Sounds like a simple enough question, no? How do I get my furnace to do what I paid it to do?
How do I motivate this furnace to ‘kick on’ and do its job?
You could try talking to your furnace but that probably won’t work.
Your furnace not kicking on could be caused by a few different factors, some of them mild and easily fixable and others, well not so easily fixable.
Let’s start with the easy, fixable stuff.
If you are reluctant to call a professional HVAC technician, there is some home troubleshooting you can do on your own.
The first step is to check the thermostat to make sure it is set to “heating” and that it’s also set high enough to warrant kicking on. If the thermostat says “fan” then make sure you change it to heating. This is a commonly forgotten step in the winter.
Isn’t funny how every summer, we forget Winter is Coming?
You could also try turning your temperature setting higher (by 5 degrees or more) to see if that triggers the furnace to kick on.
Dirty Air Filter
A dirty or clogged air filter can cause a furnace to shut off. Air filters need to be cleaned routinely for your furnace to run efficiently.
BEFORE YOU START CHANGING THE AIR FILTER, be sure to turn off your furnace’s shut off switch (right on the furnace itself) and set the thermostat to off.

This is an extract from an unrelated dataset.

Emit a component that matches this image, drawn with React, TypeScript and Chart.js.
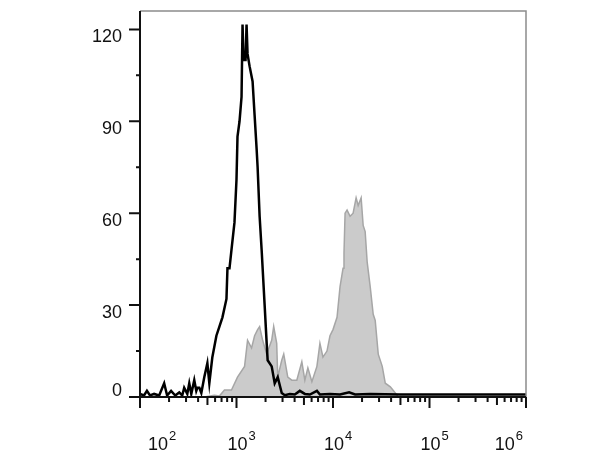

Regular air filter replacement is essential to keep your furnace running efficiently full the full term of its life span (usually 15-20 years for a well-made quality furnace).
Power Supply Issues
Electric or gas, the furnace still needs the power to operate. If your furnace doesn’t switch on, the circuit breaker could be shut off. Check your circuit breaker panel to make sure all switches for your HVAC system are set to “ON”.
Is the little red light on the furnace’s circuit board on? Most modern furnaces have an indicator light to tell you it is getting power.
If the furnace still won’t kick on, it could be caused by a blown circuit breaker or its associated wires having been chewed through by rodents or corroding. This is more involved service work and better handled by a Professional HVAC Technician.
No Gas Supply
Your furnace needs gas to operate, much like many other home appliances.
Check your fuel supply by testing another gas appliance in your home, such as your stove. If it doesn’t work either, you may need to contact your gas company to resolve the issue.
If your home has gas service, it is possible the gas valve is not turned fully on, so the furnace has a sufficient supply to fire up the system.
Oftentimes, the furnace does not kick on because the homeowner thought that the valve should only be partially turned for safety reasons. The valve should be either all the way on or all the way off (this is one reason why many manufacturers have switched to switches and buttons).
No Pilot Light
For older furnace systems that operate with a traditional pilot light, you will need to check underneath the furnace to make sure the blue pilot light is lit.
A pilot light being out is quite a common occurrence that can be remedied with the strike of a match.
And now the hard stuff that an experienced HVAC technician is better suited to handle:
Blower Motor Issues
There should be an inspection window on your furnace, but that does little if you don’t know what to look for. A flashing green light indicates a working blower system, but if it is red or not blinking, there are issues. An experienced HVAC technician is best suited to inspect the motor, control board, transformer, and other components that may have malfunctioned.
There is a condensation pan on the furnace that collects excess water and if the reservoir is full the furnace won’t turn on.
Simply draining the pan isn’t a viable solution (but could work temporarily) because it doesn’t fix the issues causing this. There could be blockages preventing the water from draining or the condensation removal pump may have gone bad. An experienced HVAC technician is most capable of diagnosing this issue and performing the necessary repairs.